**What the task asks:**
The line holding "import plotly.graph_objects as go" is the last one to output; start at the first line of the data, keep every line in between exactly, and leave out pictures.

**Data provided:**
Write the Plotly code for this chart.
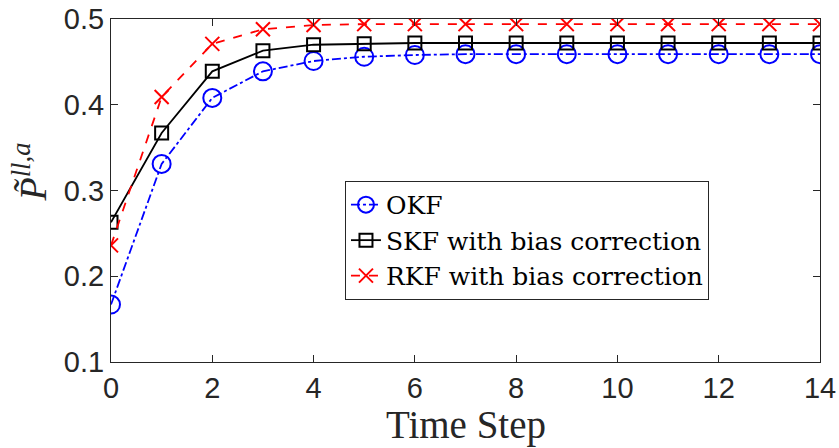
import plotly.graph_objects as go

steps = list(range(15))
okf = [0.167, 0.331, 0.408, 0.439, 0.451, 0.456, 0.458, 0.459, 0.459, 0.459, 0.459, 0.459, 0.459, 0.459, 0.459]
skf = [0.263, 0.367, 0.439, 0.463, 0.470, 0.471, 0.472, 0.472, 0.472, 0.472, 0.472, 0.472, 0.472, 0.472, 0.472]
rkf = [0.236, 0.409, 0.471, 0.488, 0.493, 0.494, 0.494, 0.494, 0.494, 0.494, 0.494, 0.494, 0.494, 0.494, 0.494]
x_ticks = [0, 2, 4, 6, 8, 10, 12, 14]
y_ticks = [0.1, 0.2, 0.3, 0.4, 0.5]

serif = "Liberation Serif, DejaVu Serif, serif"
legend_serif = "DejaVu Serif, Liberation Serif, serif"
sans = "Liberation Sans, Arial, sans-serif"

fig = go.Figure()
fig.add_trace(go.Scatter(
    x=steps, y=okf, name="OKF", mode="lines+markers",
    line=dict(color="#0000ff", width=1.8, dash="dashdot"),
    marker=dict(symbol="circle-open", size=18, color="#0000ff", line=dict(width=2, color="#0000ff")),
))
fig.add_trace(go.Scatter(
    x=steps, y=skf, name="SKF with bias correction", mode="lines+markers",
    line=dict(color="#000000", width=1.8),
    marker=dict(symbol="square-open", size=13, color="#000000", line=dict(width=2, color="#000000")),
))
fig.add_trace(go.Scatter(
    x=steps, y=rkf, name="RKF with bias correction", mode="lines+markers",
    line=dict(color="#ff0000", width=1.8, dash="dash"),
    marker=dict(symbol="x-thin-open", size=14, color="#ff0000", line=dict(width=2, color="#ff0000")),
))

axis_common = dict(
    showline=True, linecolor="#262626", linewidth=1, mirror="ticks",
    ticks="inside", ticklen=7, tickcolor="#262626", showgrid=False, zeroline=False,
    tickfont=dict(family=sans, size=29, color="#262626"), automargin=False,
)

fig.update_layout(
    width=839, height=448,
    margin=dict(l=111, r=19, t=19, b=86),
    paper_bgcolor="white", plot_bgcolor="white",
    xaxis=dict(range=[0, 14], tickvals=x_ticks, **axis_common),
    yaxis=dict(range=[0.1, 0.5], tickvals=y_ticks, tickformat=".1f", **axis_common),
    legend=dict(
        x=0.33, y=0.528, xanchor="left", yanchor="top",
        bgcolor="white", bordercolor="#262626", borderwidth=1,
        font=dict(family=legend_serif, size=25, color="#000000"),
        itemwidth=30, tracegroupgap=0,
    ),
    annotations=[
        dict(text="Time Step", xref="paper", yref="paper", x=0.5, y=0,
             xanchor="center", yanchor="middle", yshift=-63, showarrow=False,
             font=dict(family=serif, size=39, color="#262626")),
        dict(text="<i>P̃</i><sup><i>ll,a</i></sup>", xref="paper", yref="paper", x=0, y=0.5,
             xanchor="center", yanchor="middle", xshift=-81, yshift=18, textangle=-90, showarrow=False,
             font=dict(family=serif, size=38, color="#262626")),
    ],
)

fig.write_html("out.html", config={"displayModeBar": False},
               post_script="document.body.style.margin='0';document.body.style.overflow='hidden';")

**Task result:**
Write the Plotly code for this chart.
import plotly.graph_objects as go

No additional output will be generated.